> **Challenge**
Extract everything from the first line through the line with "0, -1, -2, -3, -4];", both ends included, except for any pictures.

> **Dataset content**
--- START ---

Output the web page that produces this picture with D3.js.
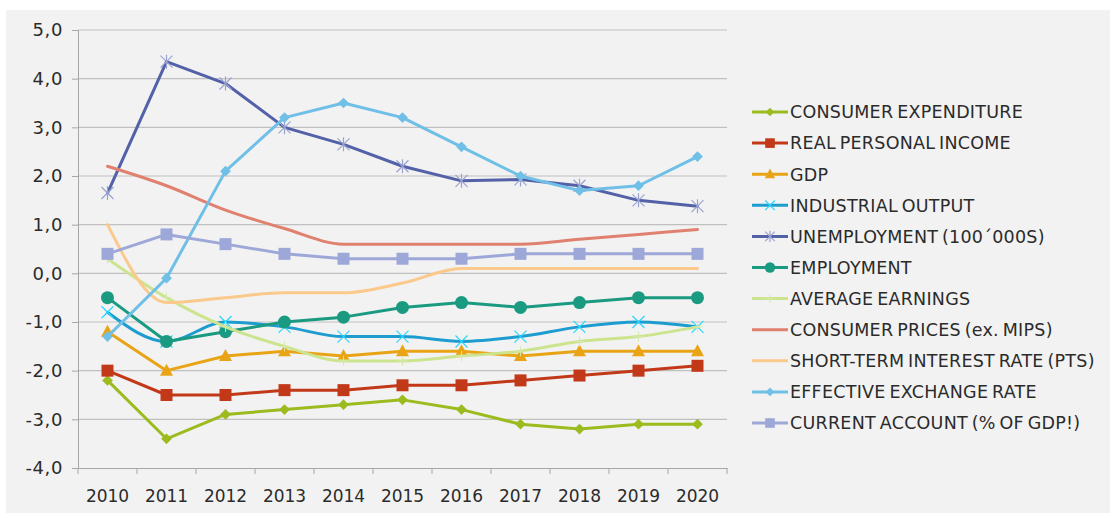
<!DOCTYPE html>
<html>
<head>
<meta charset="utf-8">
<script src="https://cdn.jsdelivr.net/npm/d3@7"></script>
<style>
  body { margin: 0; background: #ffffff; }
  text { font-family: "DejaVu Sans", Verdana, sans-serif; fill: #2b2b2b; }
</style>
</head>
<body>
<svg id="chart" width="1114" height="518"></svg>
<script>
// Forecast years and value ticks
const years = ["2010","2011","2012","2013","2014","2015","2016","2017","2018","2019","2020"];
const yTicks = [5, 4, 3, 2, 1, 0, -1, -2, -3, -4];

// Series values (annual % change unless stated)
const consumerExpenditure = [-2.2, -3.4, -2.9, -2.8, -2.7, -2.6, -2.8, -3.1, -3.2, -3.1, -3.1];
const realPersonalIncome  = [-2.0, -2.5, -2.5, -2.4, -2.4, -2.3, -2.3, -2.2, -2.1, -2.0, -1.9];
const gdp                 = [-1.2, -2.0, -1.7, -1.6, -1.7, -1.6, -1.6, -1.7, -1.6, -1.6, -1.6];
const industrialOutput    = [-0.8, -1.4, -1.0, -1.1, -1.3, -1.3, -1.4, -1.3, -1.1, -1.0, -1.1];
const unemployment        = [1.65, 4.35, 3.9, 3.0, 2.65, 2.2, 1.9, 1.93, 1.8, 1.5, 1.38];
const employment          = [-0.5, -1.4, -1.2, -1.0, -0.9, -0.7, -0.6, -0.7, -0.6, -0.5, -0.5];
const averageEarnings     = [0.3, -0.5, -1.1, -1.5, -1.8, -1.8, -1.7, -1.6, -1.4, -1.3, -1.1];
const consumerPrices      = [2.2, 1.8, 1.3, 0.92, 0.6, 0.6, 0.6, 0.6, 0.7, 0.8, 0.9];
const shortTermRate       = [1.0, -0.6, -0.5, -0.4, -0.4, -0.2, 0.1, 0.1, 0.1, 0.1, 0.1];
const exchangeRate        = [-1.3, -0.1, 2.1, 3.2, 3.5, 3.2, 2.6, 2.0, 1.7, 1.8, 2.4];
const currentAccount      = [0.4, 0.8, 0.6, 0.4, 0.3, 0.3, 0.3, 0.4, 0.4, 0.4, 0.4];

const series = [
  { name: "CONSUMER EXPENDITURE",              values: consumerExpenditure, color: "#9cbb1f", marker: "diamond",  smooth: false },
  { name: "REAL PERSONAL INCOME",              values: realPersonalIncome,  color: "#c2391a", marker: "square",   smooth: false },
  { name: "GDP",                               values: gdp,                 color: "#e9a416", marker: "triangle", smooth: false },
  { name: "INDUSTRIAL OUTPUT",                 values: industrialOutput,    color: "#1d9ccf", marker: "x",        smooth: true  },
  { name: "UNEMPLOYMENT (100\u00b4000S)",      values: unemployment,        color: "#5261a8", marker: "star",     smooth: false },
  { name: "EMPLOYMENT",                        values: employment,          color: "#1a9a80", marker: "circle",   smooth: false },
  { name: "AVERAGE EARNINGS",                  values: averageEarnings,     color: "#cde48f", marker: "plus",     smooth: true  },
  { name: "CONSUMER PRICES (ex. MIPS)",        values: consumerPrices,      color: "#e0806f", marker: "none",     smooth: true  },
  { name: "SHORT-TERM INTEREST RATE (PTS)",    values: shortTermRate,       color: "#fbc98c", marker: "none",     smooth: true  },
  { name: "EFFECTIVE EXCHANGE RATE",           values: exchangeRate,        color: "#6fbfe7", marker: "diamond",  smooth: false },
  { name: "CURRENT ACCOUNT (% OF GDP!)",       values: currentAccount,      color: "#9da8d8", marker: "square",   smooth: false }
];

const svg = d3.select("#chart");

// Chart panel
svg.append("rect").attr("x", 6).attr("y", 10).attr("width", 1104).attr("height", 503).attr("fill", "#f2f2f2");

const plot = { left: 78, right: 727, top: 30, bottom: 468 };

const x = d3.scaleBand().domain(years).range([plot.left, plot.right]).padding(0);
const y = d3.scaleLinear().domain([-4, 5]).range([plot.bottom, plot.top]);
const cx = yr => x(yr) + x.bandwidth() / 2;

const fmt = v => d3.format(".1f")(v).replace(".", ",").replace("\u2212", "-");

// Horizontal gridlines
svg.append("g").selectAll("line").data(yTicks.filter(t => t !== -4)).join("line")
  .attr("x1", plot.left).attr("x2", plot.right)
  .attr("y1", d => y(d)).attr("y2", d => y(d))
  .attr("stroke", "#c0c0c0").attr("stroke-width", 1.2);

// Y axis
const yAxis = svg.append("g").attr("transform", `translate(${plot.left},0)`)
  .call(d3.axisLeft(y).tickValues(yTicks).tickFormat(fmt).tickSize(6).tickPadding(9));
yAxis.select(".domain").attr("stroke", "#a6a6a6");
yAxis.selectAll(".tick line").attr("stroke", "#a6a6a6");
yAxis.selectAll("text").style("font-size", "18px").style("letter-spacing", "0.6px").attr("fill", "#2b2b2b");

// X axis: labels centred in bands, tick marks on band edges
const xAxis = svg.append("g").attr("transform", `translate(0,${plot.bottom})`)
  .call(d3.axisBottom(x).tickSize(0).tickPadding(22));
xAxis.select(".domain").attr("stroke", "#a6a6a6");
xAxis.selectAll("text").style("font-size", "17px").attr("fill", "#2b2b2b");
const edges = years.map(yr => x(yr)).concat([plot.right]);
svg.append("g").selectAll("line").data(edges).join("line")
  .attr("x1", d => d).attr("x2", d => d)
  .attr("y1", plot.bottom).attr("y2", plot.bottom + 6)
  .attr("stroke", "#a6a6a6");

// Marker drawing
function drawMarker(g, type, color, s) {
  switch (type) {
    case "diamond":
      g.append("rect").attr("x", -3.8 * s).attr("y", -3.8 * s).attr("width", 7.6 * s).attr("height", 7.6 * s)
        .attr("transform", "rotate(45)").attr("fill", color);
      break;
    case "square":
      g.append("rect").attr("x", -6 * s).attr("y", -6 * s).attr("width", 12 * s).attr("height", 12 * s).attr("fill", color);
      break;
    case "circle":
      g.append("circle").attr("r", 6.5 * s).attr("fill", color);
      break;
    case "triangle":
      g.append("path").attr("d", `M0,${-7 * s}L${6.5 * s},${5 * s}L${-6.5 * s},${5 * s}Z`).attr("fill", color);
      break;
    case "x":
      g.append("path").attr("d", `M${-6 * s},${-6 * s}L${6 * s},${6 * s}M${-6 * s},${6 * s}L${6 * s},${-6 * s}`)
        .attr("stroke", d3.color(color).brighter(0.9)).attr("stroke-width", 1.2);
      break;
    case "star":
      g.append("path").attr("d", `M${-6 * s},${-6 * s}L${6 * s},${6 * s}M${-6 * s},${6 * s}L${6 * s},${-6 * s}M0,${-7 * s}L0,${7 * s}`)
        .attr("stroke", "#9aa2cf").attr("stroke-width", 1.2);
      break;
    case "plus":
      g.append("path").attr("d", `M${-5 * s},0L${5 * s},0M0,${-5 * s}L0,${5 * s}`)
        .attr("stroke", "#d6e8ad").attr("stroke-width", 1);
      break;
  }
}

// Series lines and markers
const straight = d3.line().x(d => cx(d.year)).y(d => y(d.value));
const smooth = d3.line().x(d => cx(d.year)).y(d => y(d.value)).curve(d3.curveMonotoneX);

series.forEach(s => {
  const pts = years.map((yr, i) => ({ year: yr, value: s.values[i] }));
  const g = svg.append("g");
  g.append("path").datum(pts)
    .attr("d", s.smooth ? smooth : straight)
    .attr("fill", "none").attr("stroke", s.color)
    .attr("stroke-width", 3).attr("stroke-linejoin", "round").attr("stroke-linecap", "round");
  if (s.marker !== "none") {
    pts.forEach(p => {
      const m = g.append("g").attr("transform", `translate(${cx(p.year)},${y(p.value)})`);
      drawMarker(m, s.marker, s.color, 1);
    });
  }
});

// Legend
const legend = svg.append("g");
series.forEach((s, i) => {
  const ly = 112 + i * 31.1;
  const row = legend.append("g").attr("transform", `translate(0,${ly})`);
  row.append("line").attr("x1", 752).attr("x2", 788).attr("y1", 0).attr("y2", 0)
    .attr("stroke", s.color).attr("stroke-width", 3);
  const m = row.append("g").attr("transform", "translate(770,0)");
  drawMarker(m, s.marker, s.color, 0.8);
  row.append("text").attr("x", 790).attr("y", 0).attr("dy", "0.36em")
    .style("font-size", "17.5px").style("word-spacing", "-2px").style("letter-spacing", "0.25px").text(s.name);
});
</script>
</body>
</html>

--- END ---

> **Solution to the exercise**
Output the web page that produces this picture with D3.js.
<!DOCTYPE html>
<html>
<head>
<meta charset="utf-8">
<script src="https://cdn.jsdelivr.net/npm/d3@7"></script>
<style>
  body { margin: 0; background: #ffffff; }
  text { font-family: "DejaVu Sans", Verdana, sans-serif; fill: #2b2b2b; }
</style>
</head>
<body>
<svg id="chart" width="1114" height="518"></svg>
<script>
// Forecast years and value ticks
const years = ["2010","2011","2012","2013","2014","2015","2016","2017","2018","2019","2020"];
const yTicks = [5, 4, 3, 2, 1, 0, -1, -2, -3, -4];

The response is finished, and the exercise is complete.